## EXERCISE DETAILS
Type out the data exactly as given. Skip any image.

┄┄┄┄┄┄┄┄┄┄

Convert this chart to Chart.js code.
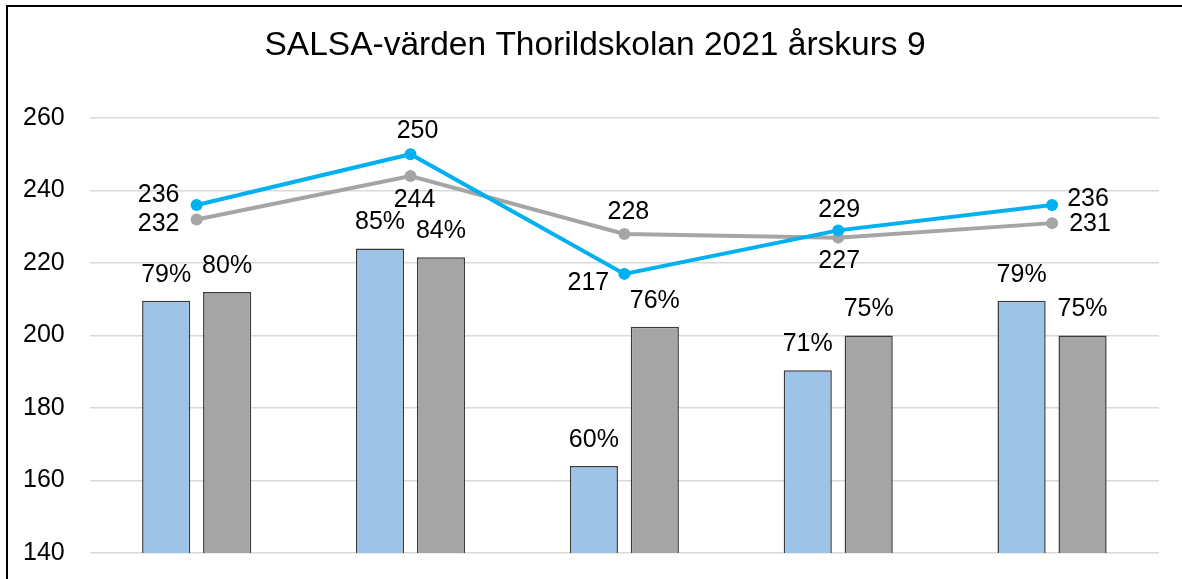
<!DOCTYPE html>
<html><head><meta charset="utf-8">
<script src="https://cdn.jsdelivr.net/npm/chart.js@4"></script>
<style>html,body{margin:0;padding:0;background:#fff}#wrap{width:1182px;height:579px}</style>
</head><body><div id="wrap"><canvas id="c" width="1182" height="579"></canvas></div>
<script>
const categories = ['Kategori 1','Kategori 2','Kategori 3','Kategori 4','Kategori 5'];
const meritFaktiskt = [236, 250, 217, 229, 236];
const meritModell = [232, 244, 228, 227, 231];
const andelFaktiskt = [79, 85, 60, 71, 79];
const andelModell = [80, 84, 76, 75, 75];
const yMin = 140, yMax = 260, yStep = 20;
const pctMin = 50, pctMax = 100;
const titleText = 'SALSA-värden Thorildskolan 2021 årskurs 9';

// label offsets (px) relative to each line point — style only
const offsetsFaktiskt = [[-38,-10],[7,-23],[-36,9],[1,-20],[36,-6]];
const offsetsModell = [[-38,5],[4,24],[4,-22],[1,23],[38,1]];

const FONT = '"Liberation Sans", Arial, sans-serif';

const framePlugin = {
  id: 'frame',
  beforeDraw(chart) {
    const ctx = chart.ctx;
    ctx.save();
    ctx.fillStyle = '#fff';
    ctx.fillRect(0, 0, chart.width, chart.height);
    ctx.strokeStyle = '#000';
    ctx.lineWidth = 2;
    ctx.beginPath();
    ctx.moveTo(7, chart.height + 2);
    ctx.lineTo(7, 6);
    ctx.lineTo(chart.width + 2, 6);
    ctx.stroke();
    ctx.font = '33.5px ' + FONT;
    ctx.fillStyle = '#000';
    ctx.textAlign = 'center';
    ctx.textBaseline = 'middle';
    ctx.fillText(titleText, 595, 46);
    ctx.restore();
  }
};

const labelPlugin = {
  id: 'valueLabels',
  afterDatasetsDraw(chart) {
    const ctx = chart.ctx;
    ctx.save();
    ctx.font = '25px ' + FONT;
    ctx.fillStyle = '#000';
    ctx.textAlign = 'center';
    ctx.textBaseline = 'middle';
    chart.data.datasets.forEach((ds, i) => {
      const meta = chart.getDatasetMeta(i);
      meta.data.forEach((el, j) => {
        const v = ds.data[j];
        if (ds.type === 'bar') {
          ctx.fillText(v + '%', el.x, el.y - 26);
        } else {
          const o = ds.labelOffsets[j];
          ctx.fillText(String(v), el.x + o[0], el.y + o[1]);
        }
      });
    });
    ctx.restore();
  }
};

new Chart(document.getElementById('c'), {
  data: {
    labels: categories,
    datasets: [
      { type: 'line', label: 'Meritvärde faktiskt', data: meritFaktiskt, yAxisID: 'y',
        borderColor: '#00B0F0', backgroundColor: '#00B0F0', borderWidth: 4,
        pointRadius: 6, pointBackgroundColor: '#00B0F0', pointBorderWidth: 0,
        tension: 0, order: 0, labelOffsets: offsetsFaktiskt },
      { type: 'line', label: 'Meritvärde modellberäknat', data: meritModell, yAxisID: 'y',
        borderColor: '#A5A5A5', backgroundColor: '#A5A5A5', borderWidth: 4,
        pointRadius: 6, pointBackgroundColor: '#A5A5A5', pointBorderWidth: 0,
        tension: 0, order: 1, labelOffsets: offsetsModell },
      { type: 'bar', label: 'Andel faktiskt', data: andelFaktiskt, yAxisID: 'y1',
        backgroundColor: '#9DC3E6', borderColor: '#3A3A3A', borderWidth: 1.5,
        categoryPercentage: 0.57, barPercentage: 0.79, order: 2 },
      { type: 'bar', label: 'Andel modellberäknat', data: andelModell, yAxisID: 'y1',
        backgroundColor: '#A5A5A5', borderColor: '#3A3A3A', borderWidth: 1.5,
        categoryPercentage: 0.57, barPercentage: 0.79, order: 2 }
    ]
  },
  options: {
    responsive: false,
    animation: false,
    layout: { padding: { left: -2, right: 23, top: 118, bottom: 26 } },
    plugins: {
      legend: { display: false },
      tooltip: { enabled: false },
      title: { display: false }
    },
    scales: {
      x: { display: false, offset: true },
      y: {
        min: yMin, max: yMax,
        border: { display: false },
        grid: { color: '#D9D9D9', lineWidth: 1.5, drawTicks: false },
        ticks: { stepSize: yStep, padding: 25, color: '#000', font: { family: FONT, size: 25 } },
        afterFit(scale) { scale.paddingTop = 0; scale.paddingBottom = 0; }
      },
      y1: { display: false, min: pctMin, max: pctMax, position: 'right' }
    }
  },
  plugins: [framePlugin, labelPlugin]
});
</script>
</body></html>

┄┄┄┄┄┄┄┄┄┄

## RESPONSE
Convert this chart to Chart.js code.
<!DOCTYPE html>
<html><head><meta charset="utf-8">
<script src="https://cdn.jsdelivr.net/npm/chart.js@4"></script>
<style>html,body{margin:0;padding:0;background:#fff}#wrap{width:1182px;height:579px}</style>
</head><body><div id="wrap"><canvas id="c" width="1182" height="579"></canvas></div>
<script>
const categories = ['Kategori 1','Kategori 2','Kategori 3','Kategori 4','Kategori 5'];
const meritFaktiskt = [236, 250, 217, 229, 236];
const meritModell = [232, 244, 228, 227, 231];
const andelFaktiskt = [79, 85, 60, 71, 79];
const andelModell = [80, 84, 76, 75, 75];
const yMin = 140, yMax = 260, yStep = 20;
const pctMin = 50, pctMax = 100;
const titleText = 'SALSA-värden Thorildskolan 2021 årskurs 9';

// label offsets (px) relative to each line point — style only
const offsetsFaktiskt = [[-38,-10],[7,-23],[-36,9],[1,-20],[36,-6]];
const offsetsModell = [[-38,5],[4,24],[4,-22],[1,23],[38,1]];

const FONT = '"Liberation Sans", Arial, sans-serif';

const framePlugin = {
  id: 'frame',
  beforeDraw(chart) {
    const ctx = chart.ctx;
    ctx.save();
    ctx.fillStyle = '#fff';
    ctx.fillRect(0, 0, chart.width, chart.height);
    ctx.strokeStyle = '#000';
    ctx.lineWidth = 2;
    ctx.beginPath();
    ctx.moveTo(7, chart.height + 2);
    ctx.lineTo(7, 6);
    ctx.lineTo(chart.width + 2, 6);
    ctx.stroke();
    ctx.font = '33.5px ' + FONT;
    ctx.fillStyle = '#000';
    ctx.textAlign = 'center';
    ctx.textBaseline = 'middle';
    ctx.fillText(titleText, 595, 46);
    ctx.restore();
  }
};

const labelPlugin = {
  id: 'valueLabels',
  afterDatasetsDraw(chart) {
    const ctx = chart.ctx;
    ctx.save();
    ctx.font = '25px ' + FONT;
    ctx.fillStyle = '#000';
    ctx.textAlign = 'center';
    ctx.textBaseline = 'middle';
    chart.data.datasets.forEach((ds, i) => {
      const meta = chart.getDatasetMeta(i);
      meta.data.forEach((el, j) => {
        const v = ds.data[j];
        if (ds.type === 'bar') {
          ctx.fillText(v + '%', el.x, el.y - 26);
        } else {
          const o = ds.labelOffsets[j];
          ctx.fillText(String(v), el.x + o[0], el.y + o[1]);
        }
      });
    });
    ctx.restore();
  }
};

new Chart(document.getElementById('c'), {
  data: {
    labels: categories,
    datasets: [
      { type: 'line', label: 'Meritvärde faktiskt', data: meritFaktiskt, yAxisID: 'y',
        borderColor: '#00B0F0', backgroundColor: '#00B0F0', borderWidth: 4,
        pointRadius: 6, pointBackgroundColor: '#00B0F0', pointBorderWidth: 0,
        tension: 0, order: 0, labelOffsets: offsetsFaktiskt },
      { type: 'line', label: 'Meritvärde modellberäknat', data: meritModell, yAxisID: 'y',
        borderColor: '#A5A5A5', backgroundColor: '#A5A5A5', borderWidth: 4,
        pointRadius: 6, pointBackgroundColor: '#A5A5A5', pointBorderWidth: 0,
        tension: 0, order: 1, labelOffsets: offsetsModell },
      { type: 'bar', label: 'Andel faktiskt', data: andelFaktiskt, yAxisID: 'y1',
        backgroundColor: '#9DC3E6', borderColor: '#3A3A3A', borderWidth: 1.5,
        categoryPercentage: 0.57, barPercentage: 0.79, order: 2 },
      { type: 'bar', label: 'Andel modellberäknat', data: andelModell, yAxisID: 'y1',
        backgroundColor: '#A5A5A5', borderColor: '#3A3A3A', borderWidth: 1.5,
        categoryPercentage: 0.57, barPercentage: 0.79, order: 2 }
    ]
  },
  options: {
    responsive: false,
    animation: false,
    layout: { padding: { left: -2, right: 23, top: 118, bottom: 26 } },
    plugins: {
      legend: { display: false },
      tooltip: { enabled: false },
      title: { display: false }
    },
    scales: {
      x: { display: false, offset: true },
      y: {
        min: yMin, max: yMax,
        border: { display: false },
        grid: { color: '#D9D9D9', lineWidth: 1.5, drawTicks: false },
        ticks: { stepSize: yStep, padding: 25, color: '#000', font: { family: FONT, size: 25 } },
        afterFit(scale) { scale.paddingTop = 0; scale.paddingBottom = 0; }
      },
      y1: { display: false, min: pctMin, max: pctMax, position: 'right' }
    }
  },
  plugins: [framePlugin, labelPlugin]
});
</script>
</body></html>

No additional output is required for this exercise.